DATASET CONTENT ->
_ _ _

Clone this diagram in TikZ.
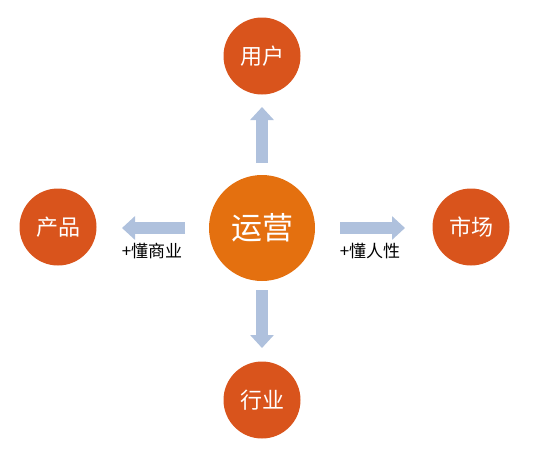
\documentclass[tikz,border=0pt]{standalone}
\usepackage{fontspec}
\setmainfont{Noto Sans CJK SC}
\usetikzlibrary{arrows.meta}
\definecolor{outerc}{HTML}{D9541C}
\definecolor{centerc}{HTML}{E4700F}
\definecolor{arrowc}{HTML}{AFC1DD}
\begin{document}
\begin{tikzpicture}[x=1pt,y=-1pt,
  outer/.style={circle,fill=outerc,minimum size=77pt,inner sep=0pt,text=white,font=\fontsize{22}{22}\selectfont},
  core/.style={circle,fill=centerc,minimum size=106pt,inner sep=0pt,text=white,font=\fontsize{31}{31}\selectfont},
  arr/.style={draw=arrowc,line width=12pt,-{Triangle[width=23pt,length=13pt]}},
  lbl/.style={font=\fontsize{17}{17}\selectfont,text=black}]
\useasboundingbox (0,0) rectangle (537,463);
\node[core] (c) at (262,228) {运营};
\node[outer] (u) at (262,56) {用户};
\node[outer] (p) at (58,227) {产品};
\node[outer] (m) at (471,227) {市场};
\node[outer] (h) at (262,400) {行业};
\draw[arr,shorten <=65pt,shorten >=51pt] (c.center) -- (u.center);
\draw[arr,shorten <=62pt,shorten >=52pt] (c.center) -- (h.center);
\draw[arr,shorten <=77pt,shorten >=64pt] (c.center) -- (c.center -| p.center);
\draw[arr,shorten <=78pt,shorten >=66pt] (c.center) -- (c.center -| m.center);
\node[lbl] (l1) at (152,251) {+懂商业};
\node[lbl] (l2) at (370,251) {+懂人性};
\end{tikzpicture}
\end{document}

_ _ _

TO BE DONE ->
Write out the listing above again, exactly, but with no pictures in the copy.

FINISHED EXERCISE ->
Clone this diagram in TikZ.
\documentclass[tikz,border=0pt]{standalone}
\usepackage{fontspec}
\setmainfont{Noto Sans CJK SC}
\usetikzlibrary{arrows.meta}
\definecolor{outerc}{HTML}{D9541C}
\definecolor{centerc}{HTML}{E4700F}
\definecolor{arrowc}{HTML}{AFC1DD}
\begin{document}
\begin{tikzpicture}[x=1pt,y=-1pt,
  outer/.style={circle,fill=outerc,minimum size=77pt,inner sep=0pt,text=white,font=\fontsize{22}{22}\selectfont},
  core/.style={circle,fill=centerc,minimum size=106pt,inner sep=0pt,text=white,font=\fontsize{31}{31}\selectfont},
  arr/.style={draw=arrowc,line width=12pt,-{Triangle[width=23pt,length=13pt]}},
  lbl/.style={font=\fontsize{17}{17}\selectfont,text=black}]
\useasboundingbox (0,0) rectangle (537,463);
\node[core] (c) at (262,228) {运营};
\node[outer] (u) at (262,56) {用户};
\node[outer] (p) at (58,227) {产品};
\node[outer] (m) at (471,227) {市场};
\node[outer] (h) at (262,400) {行业};
\draw[arr,shorten <=65pt,shorten >=51pt] (c.center) -- (u.center);
\draw[arr,shorten <=62pt,shorten >=52pt] (c.center) -- (h.center);
\draw[arr,shorten <=77pt,shorten >=64pt] (c.center) -- (c.center -| p.center);
\draw[arr,shorten <=78pt,shorten >=66pt] (c.center) -- (c.center -| m.center);
\node[lbl] (l1) at (152,251) {+懂商业};
\node[lbl] (l2) at (370,251) {+懂人性};
\end{tikzpicture}
\end{document}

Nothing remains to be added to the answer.